### Data shown

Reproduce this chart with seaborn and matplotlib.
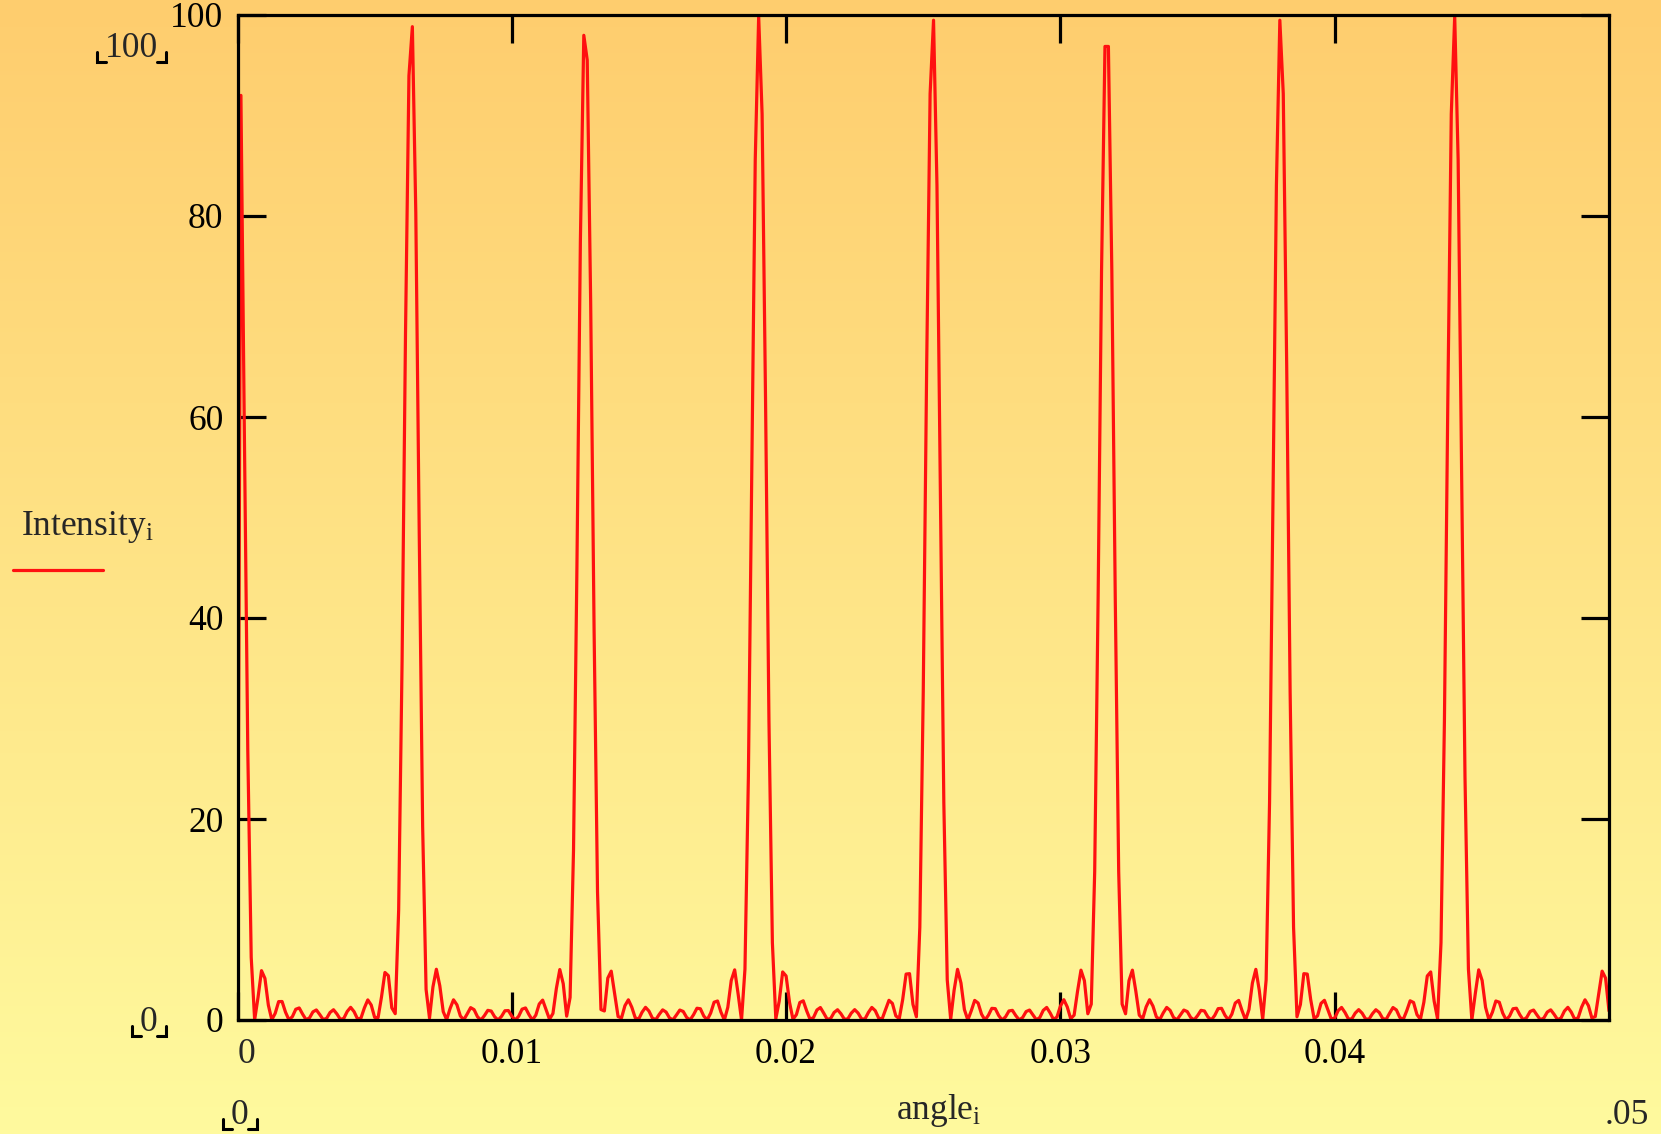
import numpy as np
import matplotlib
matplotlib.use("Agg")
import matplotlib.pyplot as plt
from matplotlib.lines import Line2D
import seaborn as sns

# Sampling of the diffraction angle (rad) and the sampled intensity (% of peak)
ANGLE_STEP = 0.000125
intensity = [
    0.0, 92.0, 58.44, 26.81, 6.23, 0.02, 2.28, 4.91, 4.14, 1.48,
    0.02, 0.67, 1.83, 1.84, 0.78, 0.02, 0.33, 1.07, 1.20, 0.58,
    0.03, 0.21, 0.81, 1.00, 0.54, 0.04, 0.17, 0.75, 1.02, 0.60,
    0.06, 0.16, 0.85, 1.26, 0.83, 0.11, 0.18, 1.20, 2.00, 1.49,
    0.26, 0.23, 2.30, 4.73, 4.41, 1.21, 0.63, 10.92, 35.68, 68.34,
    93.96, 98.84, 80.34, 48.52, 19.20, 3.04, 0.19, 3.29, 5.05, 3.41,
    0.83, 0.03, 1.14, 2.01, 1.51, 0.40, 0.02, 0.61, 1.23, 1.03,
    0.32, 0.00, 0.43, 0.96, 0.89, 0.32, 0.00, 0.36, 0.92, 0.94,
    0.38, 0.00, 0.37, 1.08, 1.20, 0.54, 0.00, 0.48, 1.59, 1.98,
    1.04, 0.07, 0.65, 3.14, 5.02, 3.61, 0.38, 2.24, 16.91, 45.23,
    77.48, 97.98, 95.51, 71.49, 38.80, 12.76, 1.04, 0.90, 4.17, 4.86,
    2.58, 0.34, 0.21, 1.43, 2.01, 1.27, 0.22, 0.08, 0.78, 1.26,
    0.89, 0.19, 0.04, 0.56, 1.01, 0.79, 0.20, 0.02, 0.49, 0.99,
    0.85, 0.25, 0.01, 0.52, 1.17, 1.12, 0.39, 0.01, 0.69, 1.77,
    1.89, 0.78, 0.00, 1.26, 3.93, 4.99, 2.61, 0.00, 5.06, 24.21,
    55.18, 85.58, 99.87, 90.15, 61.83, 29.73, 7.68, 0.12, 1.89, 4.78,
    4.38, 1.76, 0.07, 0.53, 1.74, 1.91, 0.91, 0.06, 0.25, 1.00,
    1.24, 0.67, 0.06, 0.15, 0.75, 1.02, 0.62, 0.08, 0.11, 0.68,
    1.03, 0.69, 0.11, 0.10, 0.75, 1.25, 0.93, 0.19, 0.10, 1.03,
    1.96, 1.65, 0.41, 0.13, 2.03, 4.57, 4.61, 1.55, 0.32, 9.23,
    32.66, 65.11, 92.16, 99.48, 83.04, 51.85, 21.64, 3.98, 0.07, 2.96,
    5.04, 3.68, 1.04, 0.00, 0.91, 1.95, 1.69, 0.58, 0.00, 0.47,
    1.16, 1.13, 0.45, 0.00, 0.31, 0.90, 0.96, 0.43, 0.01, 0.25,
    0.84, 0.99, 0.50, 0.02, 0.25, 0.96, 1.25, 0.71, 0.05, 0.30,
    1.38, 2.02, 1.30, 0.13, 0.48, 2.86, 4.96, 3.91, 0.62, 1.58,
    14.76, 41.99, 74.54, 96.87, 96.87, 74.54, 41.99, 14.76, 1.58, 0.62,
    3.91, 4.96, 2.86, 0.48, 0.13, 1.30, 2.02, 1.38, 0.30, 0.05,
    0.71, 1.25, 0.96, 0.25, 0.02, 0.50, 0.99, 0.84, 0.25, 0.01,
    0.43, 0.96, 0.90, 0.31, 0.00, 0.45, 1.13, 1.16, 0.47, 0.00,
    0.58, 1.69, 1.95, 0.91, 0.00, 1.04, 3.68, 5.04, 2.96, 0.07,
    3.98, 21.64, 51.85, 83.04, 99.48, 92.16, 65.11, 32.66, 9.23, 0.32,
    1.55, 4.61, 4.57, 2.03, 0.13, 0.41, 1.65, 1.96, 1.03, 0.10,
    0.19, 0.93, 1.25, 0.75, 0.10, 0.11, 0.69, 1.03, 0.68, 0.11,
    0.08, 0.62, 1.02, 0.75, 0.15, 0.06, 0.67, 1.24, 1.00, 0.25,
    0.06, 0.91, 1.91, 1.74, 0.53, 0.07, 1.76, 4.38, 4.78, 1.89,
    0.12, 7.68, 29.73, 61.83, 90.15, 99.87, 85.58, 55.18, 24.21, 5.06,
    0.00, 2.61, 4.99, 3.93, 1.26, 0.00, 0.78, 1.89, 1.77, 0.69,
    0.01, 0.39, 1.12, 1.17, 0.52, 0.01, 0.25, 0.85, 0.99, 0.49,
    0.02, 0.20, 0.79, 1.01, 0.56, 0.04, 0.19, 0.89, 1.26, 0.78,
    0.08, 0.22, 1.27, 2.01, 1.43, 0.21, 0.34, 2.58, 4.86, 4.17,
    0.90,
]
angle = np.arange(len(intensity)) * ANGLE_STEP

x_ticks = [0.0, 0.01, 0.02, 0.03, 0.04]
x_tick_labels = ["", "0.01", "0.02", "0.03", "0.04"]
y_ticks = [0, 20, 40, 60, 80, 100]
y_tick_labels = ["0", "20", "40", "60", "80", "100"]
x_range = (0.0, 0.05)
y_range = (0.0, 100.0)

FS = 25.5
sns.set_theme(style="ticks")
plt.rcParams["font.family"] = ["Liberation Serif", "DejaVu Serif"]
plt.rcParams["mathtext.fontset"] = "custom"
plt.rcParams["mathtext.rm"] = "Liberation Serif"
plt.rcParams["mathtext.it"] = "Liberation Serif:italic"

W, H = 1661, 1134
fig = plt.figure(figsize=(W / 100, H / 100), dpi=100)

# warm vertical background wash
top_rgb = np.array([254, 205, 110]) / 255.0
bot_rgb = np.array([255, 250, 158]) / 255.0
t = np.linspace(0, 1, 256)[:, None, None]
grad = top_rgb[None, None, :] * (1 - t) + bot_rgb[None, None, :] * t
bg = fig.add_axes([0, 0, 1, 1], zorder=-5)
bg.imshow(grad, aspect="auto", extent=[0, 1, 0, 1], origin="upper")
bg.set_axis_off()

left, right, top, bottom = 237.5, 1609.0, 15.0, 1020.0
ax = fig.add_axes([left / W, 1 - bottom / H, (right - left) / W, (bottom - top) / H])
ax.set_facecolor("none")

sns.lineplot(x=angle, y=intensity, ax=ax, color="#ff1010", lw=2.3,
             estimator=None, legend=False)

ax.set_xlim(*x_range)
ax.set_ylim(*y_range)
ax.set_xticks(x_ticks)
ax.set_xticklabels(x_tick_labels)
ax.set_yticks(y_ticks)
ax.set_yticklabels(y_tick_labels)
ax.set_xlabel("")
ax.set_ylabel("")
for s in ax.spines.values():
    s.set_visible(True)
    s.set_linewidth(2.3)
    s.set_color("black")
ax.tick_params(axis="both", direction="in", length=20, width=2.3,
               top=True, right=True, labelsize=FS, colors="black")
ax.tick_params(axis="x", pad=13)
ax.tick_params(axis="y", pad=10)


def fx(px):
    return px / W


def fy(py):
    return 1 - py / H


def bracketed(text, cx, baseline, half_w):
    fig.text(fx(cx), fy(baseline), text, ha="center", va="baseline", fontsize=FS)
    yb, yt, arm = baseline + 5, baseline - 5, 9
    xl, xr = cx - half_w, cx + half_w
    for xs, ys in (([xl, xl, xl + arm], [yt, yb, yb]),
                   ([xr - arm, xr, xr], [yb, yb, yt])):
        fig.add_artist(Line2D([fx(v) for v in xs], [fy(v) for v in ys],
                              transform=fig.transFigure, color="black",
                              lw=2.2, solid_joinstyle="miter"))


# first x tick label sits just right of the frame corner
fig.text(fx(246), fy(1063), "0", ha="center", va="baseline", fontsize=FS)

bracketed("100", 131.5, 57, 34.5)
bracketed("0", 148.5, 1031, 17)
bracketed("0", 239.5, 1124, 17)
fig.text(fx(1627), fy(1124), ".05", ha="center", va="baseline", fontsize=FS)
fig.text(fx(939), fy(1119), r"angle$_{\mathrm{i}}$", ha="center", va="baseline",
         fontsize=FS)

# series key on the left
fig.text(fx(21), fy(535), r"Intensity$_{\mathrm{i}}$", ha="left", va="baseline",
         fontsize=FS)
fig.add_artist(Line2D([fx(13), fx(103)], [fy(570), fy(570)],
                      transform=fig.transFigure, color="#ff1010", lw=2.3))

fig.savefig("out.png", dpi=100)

######

== Written exercise ==
Pictures stay out. Print the data exactly, from its first line through the line containing "import seaborn as sns".

== Response ==
Reproduce this chart with seaborn and matplotlib.
import numpy as np
import matplotlib
matplotlib.use("Agg")
import matplotlib.pyplot as plt
from matplotlib.lines import Line2D
import seaborn as sns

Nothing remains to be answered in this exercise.